--- Begin Given data ---

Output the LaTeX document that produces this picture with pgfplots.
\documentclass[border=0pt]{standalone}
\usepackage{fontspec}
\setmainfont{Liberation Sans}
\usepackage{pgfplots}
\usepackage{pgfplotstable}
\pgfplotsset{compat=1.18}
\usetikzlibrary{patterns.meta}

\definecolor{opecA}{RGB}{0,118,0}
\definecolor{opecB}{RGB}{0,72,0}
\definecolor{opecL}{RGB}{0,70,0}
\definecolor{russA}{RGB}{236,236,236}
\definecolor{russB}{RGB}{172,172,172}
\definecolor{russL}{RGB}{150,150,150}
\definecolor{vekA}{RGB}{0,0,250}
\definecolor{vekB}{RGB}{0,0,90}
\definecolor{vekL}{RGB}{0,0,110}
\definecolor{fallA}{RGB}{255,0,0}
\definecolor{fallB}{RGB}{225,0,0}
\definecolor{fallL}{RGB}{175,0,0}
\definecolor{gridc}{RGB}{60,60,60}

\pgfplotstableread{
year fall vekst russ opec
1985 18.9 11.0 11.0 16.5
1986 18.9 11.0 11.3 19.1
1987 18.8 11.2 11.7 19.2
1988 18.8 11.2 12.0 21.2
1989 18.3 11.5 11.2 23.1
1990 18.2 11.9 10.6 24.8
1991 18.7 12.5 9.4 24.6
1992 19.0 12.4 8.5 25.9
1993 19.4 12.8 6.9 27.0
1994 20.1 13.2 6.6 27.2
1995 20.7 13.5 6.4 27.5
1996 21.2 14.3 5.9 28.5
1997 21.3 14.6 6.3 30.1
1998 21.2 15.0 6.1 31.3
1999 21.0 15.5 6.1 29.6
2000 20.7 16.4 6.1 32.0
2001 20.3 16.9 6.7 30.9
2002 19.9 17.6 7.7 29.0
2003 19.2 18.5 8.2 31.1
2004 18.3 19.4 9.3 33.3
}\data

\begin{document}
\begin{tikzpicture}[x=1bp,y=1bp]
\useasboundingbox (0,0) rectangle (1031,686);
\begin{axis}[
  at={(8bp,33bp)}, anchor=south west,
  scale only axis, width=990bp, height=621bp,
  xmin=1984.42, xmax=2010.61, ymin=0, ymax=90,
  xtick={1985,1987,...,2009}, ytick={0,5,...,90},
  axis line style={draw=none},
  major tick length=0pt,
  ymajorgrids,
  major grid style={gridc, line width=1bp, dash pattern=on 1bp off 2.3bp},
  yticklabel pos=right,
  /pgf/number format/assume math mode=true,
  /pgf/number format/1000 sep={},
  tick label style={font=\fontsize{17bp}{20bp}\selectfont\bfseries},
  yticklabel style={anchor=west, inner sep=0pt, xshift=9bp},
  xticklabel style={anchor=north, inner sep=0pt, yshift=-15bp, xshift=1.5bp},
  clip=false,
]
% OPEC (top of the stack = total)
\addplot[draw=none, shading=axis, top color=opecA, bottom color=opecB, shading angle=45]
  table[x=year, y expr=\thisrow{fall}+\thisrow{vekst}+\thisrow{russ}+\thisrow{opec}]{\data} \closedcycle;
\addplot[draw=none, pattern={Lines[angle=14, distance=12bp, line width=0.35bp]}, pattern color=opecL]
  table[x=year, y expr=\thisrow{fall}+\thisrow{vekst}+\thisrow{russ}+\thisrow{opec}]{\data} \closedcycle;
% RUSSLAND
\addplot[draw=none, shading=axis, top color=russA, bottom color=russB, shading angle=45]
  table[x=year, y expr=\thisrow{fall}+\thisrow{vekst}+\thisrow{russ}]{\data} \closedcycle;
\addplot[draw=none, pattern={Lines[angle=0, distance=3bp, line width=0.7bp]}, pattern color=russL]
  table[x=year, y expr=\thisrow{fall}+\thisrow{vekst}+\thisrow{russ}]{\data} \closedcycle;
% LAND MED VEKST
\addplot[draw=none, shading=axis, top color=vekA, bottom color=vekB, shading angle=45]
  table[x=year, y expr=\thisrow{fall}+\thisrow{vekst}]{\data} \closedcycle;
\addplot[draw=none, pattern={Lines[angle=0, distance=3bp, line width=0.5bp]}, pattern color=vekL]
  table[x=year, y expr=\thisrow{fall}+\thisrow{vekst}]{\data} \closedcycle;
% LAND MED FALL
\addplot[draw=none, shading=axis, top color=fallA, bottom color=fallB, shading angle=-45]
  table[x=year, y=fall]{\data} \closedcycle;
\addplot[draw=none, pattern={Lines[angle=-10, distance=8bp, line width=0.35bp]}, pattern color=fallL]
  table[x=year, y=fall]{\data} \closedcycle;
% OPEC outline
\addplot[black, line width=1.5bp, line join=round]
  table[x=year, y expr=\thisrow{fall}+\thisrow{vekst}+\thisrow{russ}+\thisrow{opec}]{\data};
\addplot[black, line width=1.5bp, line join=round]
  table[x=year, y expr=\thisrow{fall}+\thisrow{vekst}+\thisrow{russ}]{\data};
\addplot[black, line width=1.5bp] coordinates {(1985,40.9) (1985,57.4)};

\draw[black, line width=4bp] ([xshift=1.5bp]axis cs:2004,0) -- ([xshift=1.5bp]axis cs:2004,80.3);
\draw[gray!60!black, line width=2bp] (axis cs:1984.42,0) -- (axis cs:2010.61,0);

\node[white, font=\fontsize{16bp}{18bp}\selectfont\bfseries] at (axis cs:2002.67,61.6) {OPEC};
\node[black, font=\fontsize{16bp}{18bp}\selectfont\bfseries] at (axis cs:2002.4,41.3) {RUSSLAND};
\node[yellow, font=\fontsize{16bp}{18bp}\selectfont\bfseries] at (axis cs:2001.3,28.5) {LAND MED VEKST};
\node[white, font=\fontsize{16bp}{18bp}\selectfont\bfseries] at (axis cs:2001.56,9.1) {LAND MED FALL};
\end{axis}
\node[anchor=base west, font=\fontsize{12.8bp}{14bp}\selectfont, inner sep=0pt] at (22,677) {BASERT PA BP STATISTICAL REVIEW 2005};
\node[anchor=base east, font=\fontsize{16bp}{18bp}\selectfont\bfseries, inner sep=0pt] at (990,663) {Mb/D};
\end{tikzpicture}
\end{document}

--- End Given data ---

▸ **Directions for this task**: Copy out the full listing exactly.

▸ **Answer to this exercise**:
Output the LaTeX document that produces this picture with pgfplots.
\documentclass[border=0pt]{standalone}
\usepackage{fontspec}
\setmainfont{Liberation Sans}
\usepackage{pgfplots}
\usepackage{pgfplotstable}
\pgfplotsset{compat=1.18}
\usetikzlibrary{patterns.meta}

\definecolor{opecA}{RGB}{0,118,0}
\definecolor{opecB}{RGB}{0,72,0}
\definecolor{opecL}{RGB}{0,70,0}
\definecolor{russA}{RGB}{236,236,236}
\definecolor{russB}{RGB}{172,172,172}
\definecolor{russL}{RGB}{150,150,150}
\definecolor{vekA}{RGB}{0,0,250}
\definecolor{vekB}{RGB}{0,0,90}
\definecolor{vekL}{RGB}{0,0,110}
\definecolor{fallA}{RGB}{255,0,0}
\definecolor{fallB}{RGB}{225,0,0}
\definecolor{fallL}{RGB}{175,0,0}
\definecolor{gridc}{RGB}{60,60,60}

\pgfplotstableread{
year fall vekst russ opec
1985 18.9 11.0 11.0 16.5
1986 18.9 11.0 11.3 19.1
1987 18.8 11.2 11.7 19.2
1988 18.8 11.2 12.0 21.2
1989 18.3 11.5 11.2 23.1
1990 18.2 11.9 10.6 24.8
1991 18.7 12.5 9.4 24.6
1992 19.0 12.4 8.5 25.9
1993 19.4 12.8 6.9 27.0
1994 20.1 13.2 6.6 27.2
1995 20.7 13.5 6.4 27.5
1996 21.2 14.3 5.9 28.5
1997 21.3 14.6 6.3 30.1
1998 21.2 15.0 6.1 31.3
1999 21.0 15.5 6.1 29.6
2000 20.7 16.4 6.1 32.0
2001 20.3 16.9 6.7 30.9
2002 19.9 17.6 7.7 29.0
2003 19.2 18.5 8.2 31.1
2004 18.3 19.4 9.3 33.3
}\data

\begin{document}
\begin{tikzpicture}[x=1bp,y=1bp]
\useasboundingbox (0,0) rectangle (1031,686);
\begin{axis}[
  at={(8bp,33bp)}, anchor=south west,
  scale only axis, width=990bp, height=621bp,
  xmin=1984.42, xmax=2010.61, ymin=0, ymax=90,
  xtick={1985,1987,...,2009}, ytick={0,5,...,90},
  axis line style={draw=none},
  major tick length=0pt,
  ymajorgrids,
  major grid style={gridc, line width=1bp, dash pattern=on 1bp off 2.3bp},
  yticklabel pos=right,
  /pgf/number format/assume math mode=true,
  /pgf/number format/1000 sep={},
  tick label style={font=\fontsize{17bp}{20bp}\selectfont\bfseries},
  yticklabel style={anchor=west, inner sep=0pt, xshift=9bp},
  xticklabel style={anchor=north, inner sep=0pt, yshift=-15bp, xshift=1.5bp},
  clip=false,
]
% OPEC (top of the stack = total)
\addplot[draw=none, shading=axis, top color=opecA, bottom color=opecB, shading angle=45]
  table[x=year, y expr=\thisrow{fall}+\thisrow{vekst}+\thisrow{russ}+\thisrow{opec}]{\data} \closedcycle;
\addplot[draw=none, pattern={Lines[angle=14, distance=12bp, line width=0.35bp]}, pattern color=opecL]
  table[x=year, y expr=\thisrow{fall}+\thisrow{vekst}+\thisrow{russ}+\thisrow{opec}]{\data} \closedcycle;
% RUSSLAND
\addplot[draw=none, shading=axis, top color=russA, bottom color=russB, shading angle=45]
  table[x=year, y expr=\thisrow{fall}+\thisrow{vekst}+\thisrow{russ}]{\data} \closedcycle;
\addplot[draw=none, pattern={Lines[angle=0, distance=3bp, line width=0.7bp]}, pattern color=russL]
  table[x=year, y expr=\thisrow{fall}+\thisrow{vekst}+\thisrow{russ}]{\data} \closedcycle;
% LAND MED VEKST
\addplot[draw=none, shading=axis, top color=vekA, bottom color=vekB, shading angle=45]
  table[x=year, y expr=\thisrow{fall}+\thisrow{vekst}]{\data} \closedcycle;
\addplot[draw=none, pattern={Lines[angle=0, distance=3bp, line width=0.5bp]}, pattern color=vekL]
  table[x=year, y expr=\thisrow{fall}+\thisrow{vekst}]{\data} \closedcycle;
% LAND MED FALL
\addplot[draw=none, shading=axis, top color=fallA, bottom color=fallB, shading angle=-45]
  table[x=year, y=fall]{\data} \closedcycle;
\addplot[draw=none, pattern={Lines[angle=-10, distance=8bp, line width=0.35bp]}, pattern color=fallL]
  table[x=year, y=fall]{\data} \closedcycle;
% OPEC outline
\addplot[black, line width=1.5bp, line join=round]
  table[x=year, y expr=\thisrow{fall}+\thisrow{vekst}+\thisrow{russ}+\thisrow{opec}]{\data};
\addplot[black, line width=1.5bp, line join=round]
  table[x=year, y expr=\thisrow{fall}+\thisrow{vekst}+\thisrow{russ}]{\data};
\addplot[black, line width=1.5bp] coordinates {(1985,40.9) (1985,57.4)};

\draw[black, line width=4bp] ([xshift=1.5bp]axis cs:2004,0) -- ([xshift=1.5bp]axis cs:2004,80.3);
\draw[gray!60!black, line width=2bp] (axis cs:1984.42,0) -- (axis cs:2010.61,0);

\node[white, font=\fontsize{16bp}{18bp}\selectfont\bfseries] at (axis cs:2002.67,61.6) {OPEC};
\node[black, font=\fontsize{16bp}{18bp}\selectfont\bfseries] at (axis cs:2002.4,41.3) {RUSSLAND};
\node[yellow, font=\fontsize{16bp}{18bp}\selectfont\bfseries] at (axis cs:2001.3,28.5) {LAND MED VEKST};
\node[white, font=\fontsize{16bp}{18bp}\selectfont\bfseries] at (axis cs:2001.56,9.1) {LAND MED FALL};
\end{axis}
\node[anchor=base west, font=\fontsize{12.8bp}{14bp}\selectfont, inner sep=0pt] at (22,677) {BASERT PA BP STATISTICAL REVIEW 2005};
\node[anchor=base east, font=\fontsize{16bp}{18bp}\selectfont\bfseries, inner sep=0pt] at (990,663) {Mb/D};
\end{tikzpicture}
\end{document}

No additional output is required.